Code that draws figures
^^^^^^^^^^^^^^^^

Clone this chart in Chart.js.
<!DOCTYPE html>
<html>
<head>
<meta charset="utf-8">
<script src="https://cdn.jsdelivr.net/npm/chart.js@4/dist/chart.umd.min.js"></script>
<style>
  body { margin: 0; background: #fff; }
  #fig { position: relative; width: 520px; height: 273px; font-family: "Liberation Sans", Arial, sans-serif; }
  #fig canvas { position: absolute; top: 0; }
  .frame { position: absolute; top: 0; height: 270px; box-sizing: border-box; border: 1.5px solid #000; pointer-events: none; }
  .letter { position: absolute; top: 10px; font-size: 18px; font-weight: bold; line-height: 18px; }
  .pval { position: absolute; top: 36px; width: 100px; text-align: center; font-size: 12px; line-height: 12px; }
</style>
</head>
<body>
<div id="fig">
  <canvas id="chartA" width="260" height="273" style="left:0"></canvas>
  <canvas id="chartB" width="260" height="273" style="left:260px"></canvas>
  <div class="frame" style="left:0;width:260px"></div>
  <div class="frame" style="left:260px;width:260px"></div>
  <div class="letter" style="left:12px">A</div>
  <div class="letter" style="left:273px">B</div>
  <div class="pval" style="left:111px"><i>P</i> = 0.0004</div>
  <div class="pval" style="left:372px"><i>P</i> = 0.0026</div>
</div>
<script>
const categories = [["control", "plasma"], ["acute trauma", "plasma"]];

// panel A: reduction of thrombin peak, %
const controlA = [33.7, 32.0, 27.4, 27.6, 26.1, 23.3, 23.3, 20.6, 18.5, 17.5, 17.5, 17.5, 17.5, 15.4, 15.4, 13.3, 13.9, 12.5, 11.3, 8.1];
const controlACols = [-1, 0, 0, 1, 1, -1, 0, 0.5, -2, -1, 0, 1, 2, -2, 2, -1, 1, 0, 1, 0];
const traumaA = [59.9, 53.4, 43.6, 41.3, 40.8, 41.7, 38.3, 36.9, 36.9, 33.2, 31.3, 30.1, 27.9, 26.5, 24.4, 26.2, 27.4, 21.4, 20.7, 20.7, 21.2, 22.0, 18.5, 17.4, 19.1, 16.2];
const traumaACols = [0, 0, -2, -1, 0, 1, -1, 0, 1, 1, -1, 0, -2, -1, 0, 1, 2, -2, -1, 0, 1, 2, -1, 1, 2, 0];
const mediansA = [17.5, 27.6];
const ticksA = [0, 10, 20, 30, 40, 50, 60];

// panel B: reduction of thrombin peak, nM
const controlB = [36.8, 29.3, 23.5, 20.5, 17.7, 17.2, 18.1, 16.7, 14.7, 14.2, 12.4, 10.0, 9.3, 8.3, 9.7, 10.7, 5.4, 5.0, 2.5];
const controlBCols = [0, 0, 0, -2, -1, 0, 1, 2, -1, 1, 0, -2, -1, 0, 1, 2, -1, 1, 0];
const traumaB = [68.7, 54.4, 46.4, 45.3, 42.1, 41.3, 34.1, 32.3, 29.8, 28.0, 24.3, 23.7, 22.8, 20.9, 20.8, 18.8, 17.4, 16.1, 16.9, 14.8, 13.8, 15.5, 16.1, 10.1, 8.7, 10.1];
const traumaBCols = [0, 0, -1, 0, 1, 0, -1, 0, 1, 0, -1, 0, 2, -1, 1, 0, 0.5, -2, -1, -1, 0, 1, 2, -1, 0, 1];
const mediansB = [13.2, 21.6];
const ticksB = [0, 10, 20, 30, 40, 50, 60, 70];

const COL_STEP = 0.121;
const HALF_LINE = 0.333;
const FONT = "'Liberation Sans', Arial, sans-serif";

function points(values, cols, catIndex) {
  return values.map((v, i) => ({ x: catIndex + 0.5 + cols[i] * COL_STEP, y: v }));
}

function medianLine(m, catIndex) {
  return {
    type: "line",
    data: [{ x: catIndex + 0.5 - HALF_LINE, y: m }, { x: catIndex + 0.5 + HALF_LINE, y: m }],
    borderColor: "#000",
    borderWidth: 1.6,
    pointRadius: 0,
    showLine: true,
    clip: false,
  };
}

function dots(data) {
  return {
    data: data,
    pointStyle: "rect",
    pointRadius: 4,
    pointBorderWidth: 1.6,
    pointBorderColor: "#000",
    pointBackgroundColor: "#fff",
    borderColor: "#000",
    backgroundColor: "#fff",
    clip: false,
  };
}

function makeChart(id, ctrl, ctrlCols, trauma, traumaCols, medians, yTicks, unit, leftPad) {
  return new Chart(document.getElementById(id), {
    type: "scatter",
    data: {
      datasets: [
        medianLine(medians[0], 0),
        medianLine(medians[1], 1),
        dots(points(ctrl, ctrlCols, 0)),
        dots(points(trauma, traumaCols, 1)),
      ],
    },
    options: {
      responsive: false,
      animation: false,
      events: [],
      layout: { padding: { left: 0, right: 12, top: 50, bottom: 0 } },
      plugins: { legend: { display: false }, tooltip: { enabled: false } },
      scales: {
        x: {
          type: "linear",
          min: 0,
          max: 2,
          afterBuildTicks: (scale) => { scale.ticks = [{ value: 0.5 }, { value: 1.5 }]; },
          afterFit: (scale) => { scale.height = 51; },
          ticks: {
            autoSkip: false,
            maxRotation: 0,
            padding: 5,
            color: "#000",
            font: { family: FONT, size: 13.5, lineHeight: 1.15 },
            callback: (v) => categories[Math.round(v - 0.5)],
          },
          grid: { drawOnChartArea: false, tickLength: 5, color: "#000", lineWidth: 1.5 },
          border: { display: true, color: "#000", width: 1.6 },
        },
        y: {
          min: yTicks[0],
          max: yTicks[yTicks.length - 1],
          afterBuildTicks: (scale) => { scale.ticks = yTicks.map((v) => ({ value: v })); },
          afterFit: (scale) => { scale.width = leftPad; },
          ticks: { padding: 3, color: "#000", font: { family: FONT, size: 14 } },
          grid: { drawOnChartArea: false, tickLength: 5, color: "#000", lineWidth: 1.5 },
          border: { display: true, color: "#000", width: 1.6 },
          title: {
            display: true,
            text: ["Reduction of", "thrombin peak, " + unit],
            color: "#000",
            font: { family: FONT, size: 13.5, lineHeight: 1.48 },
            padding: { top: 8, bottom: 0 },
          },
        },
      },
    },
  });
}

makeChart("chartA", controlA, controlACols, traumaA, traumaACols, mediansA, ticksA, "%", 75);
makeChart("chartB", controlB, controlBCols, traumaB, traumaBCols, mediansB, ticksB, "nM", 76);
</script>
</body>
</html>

^^^^^^^^^^^^^^^^

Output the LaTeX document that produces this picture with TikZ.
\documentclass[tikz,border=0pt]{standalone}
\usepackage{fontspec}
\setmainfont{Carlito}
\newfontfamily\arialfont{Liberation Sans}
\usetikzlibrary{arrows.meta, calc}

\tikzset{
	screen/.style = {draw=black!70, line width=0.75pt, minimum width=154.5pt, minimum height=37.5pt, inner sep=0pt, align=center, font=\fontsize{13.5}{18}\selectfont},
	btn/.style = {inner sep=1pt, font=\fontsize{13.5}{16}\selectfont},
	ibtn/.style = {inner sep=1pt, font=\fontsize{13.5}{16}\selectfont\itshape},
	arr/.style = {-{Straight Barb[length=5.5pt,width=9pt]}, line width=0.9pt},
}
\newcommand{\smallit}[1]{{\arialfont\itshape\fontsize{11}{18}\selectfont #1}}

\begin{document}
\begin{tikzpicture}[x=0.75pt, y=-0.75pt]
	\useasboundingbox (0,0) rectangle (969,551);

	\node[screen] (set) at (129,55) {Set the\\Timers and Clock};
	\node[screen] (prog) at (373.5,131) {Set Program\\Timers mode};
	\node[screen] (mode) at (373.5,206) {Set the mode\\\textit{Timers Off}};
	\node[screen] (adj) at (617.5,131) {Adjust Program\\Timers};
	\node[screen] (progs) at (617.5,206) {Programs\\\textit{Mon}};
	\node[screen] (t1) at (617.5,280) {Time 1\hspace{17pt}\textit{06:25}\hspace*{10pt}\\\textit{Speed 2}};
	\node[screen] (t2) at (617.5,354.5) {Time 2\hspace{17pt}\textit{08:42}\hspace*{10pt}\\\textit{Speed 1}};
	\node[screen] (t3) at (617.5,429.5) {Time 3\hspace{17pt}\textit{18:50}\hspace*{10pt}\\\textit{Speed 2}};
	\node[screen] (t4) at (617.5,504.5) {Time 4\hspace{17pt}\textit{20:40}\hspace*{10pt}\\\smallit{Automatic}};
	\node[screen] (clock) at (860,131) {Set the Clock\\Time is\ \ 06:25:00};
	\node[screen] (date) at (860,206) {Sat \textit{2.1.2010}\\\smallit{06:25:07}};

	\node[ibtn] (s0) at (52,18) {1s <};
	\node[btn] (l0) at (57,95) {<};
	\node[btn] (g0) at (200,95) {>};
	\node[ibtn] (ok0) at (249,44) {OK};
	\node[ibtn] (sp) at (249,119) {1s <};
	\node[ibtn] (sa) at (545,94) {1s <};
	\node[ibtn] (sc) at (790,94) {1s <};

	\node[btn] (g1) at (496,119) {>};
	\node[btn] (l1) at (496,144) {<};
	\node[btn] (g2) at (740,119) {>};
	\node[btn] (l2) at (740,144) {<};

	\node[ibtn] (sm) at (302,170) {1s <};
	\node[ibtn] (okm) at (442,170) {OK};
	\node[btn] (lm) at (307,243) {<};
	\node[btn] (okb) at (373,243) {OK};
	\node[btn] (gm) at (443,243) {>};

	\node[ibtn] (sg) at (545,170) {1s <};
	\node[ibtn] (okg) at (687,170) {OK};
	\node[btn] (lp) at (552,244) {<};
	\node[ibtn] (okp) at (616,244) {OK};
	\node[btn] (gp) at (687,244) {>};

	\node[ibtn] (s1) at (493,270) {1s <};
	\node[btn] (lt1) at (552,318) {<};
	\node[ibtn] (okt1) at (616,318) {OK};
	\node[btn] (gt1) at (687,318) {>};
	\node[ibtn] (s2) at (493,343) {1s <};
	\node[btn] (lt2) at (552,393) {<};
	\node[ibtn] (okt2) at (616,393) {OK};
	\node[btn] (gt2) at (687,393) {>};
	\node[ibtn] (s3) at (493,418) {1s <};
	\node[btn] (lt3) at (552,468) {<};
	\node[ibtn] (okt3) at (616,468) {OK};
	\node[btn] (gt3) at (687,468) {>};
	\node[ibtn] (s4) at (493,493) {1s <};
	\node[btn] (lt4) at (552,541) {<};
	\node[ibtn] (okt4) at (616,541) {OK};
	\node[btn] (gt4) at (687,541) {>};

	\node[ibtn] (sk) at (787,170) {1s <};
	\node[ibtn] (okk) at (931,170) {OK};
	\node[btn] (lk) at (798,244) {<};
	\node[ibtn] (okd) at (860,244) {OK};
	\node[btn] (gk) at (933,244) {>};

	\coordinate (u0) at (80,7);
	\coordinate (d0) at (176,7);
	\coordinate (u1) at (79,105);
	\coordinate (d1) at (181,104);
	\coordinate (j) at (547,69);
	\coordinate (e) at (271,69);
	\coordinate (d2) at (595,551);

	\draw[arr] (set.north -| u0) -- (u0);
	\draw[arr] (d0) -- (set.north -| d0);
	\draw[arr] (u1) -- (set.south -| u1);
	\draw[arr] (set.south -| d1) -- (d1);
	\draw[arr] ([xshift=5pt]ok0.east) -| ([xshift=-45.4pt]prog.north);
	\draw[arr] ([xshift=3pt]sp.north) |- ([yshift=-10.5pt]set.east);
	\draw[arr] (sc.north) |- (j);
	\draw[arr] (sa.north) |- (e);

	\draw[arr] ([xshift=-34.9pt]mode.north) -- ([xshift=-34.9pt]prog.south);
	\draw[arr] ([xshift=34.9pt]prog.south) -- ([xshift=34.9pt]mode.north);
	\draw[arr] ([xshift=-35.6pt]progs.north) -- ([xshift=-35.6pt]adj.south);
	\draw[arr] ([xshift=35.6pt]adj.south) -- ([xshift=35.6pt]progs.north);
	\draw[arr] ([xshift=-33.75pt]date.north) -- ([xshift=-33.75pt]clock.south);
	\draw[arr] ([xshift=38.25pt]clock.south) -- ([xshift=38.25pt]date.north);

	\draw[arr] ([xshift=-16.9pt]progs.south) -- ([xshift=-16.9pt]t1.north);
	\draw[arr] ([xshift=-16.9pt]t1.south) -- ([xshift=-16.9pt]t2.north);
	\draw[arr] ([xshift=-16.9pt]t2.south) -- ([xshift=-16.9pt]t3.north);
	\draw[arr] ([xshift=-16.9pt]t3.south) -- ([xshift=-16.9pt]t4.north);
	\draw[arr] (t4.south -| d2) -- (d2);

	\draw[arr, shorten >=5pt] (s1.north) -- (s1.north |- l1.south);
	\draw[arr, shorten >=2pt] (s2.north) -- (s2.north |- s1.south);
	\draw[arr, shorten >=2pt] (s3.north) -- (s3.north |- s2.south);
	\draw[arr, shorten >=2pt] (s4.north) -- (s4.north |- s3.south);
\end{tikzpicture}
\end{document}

^^^^^^^^^^^^^^^^

Required task |
From the line with "Output the LaTeX" through the line with "(sc) at (790,94)", repeat every line exactly, both ends included, and nothing outside that range.

Problem solution |
Output the LaTeX document that produces this picture with TikZ.
\documentclass[tikz,border=0pt]{standalone}
\usepackage{fontspec}
\setmainfont{Carlito}
\newfontfamily\arialfont{Liberation Sans}
\usetikzlibrary{arrows.meta, calc}

\tikzset{
	screen/.style = {draw=black!70, line width=0.75pt, minimum width=154.5pt, minimum height=37.5pt, inner sep=0pt, align=center, font=\fontsize{13.5}{18}\selectfont},
	btn/.style = {inner sep=1pt, font=\fontsize{13.5}{16}\selectfont},
	ibtn/.style = {inner sep=1pt, font=\fontsize{13.5}{16}\selectfont\itshape},
	arr/.style = {-{Straight Barb[length=5.5pt,width=9pt]}, line width=0.9pt},
}
\newcommand{\smallit}[1]{{\arialfont\itshape\fontsize{11}{18}\selectfont #1}}

\begin{document}
\begin{tikzpicture}[x=0.75pt, y=-0.75pt]
	\useasboundingbox (0,0) rectangle (969,551);

	\node[screen] (set) at (129,55) {Set the\\Timers and Clock};
	\node[screen] (prog) at (373.5,131) {Set Program\\Timers mode};
	\node[screen] (mode) at (373.5,206) {Set the mode\\\textit{Timers Off}};
	\node[screen] (adj) at (617.5,131) {Adjust Program\\Timers};
	\node[screen] (progs) at (617.5,206) {Programs\\\textit{Mon}};
	\node[screen] (t1) at (617.5,280) {Time 1\hspace{17pt}\textit{06:25}\hspace*{10pt}\\\textit{Speed 2}};
	\node[screen] (t2) at (617.5,354.5) {Time 2\hspace{17pt}\textit{08:42}\hspace*{10pt}\\\textit{Speed 1}};
	\node[screen] (t3) at (617.5,429.5) {Time 3\hspace{17pt}\textit{18:50}\hspace*{10pt}\\\textit{Speed 2}};
	\node[screen] (t4) at (617.5,504.5) {Time 4\hspace{17pt}\textit{20:40}\hspace*{10pt}\\\smallit{Automatic}};
	\node[screen] (clock) at (860,131) {Set the Clock\\Time is\ \ 06:25:00};
	\node[screen] (date) at (860,206) {Sat \textit{2.1.2010}\\\smallit{06:25:07}};

	\node[ibtn] (s0) at (52,18) {1s <};
	\node[btn] (l0) at (57,95) {<};
	\node[btn] (g0) at (200,95) {>};
	\node[ibtn] (ok0) at (249,44) {OK};
	\node[ibtn] (sp) at (249,119) {1s <};
	\node[ibtn] (sa) at (545,94) {1s <};
	\node[ibtn] (sc) at (790,94) {1s <};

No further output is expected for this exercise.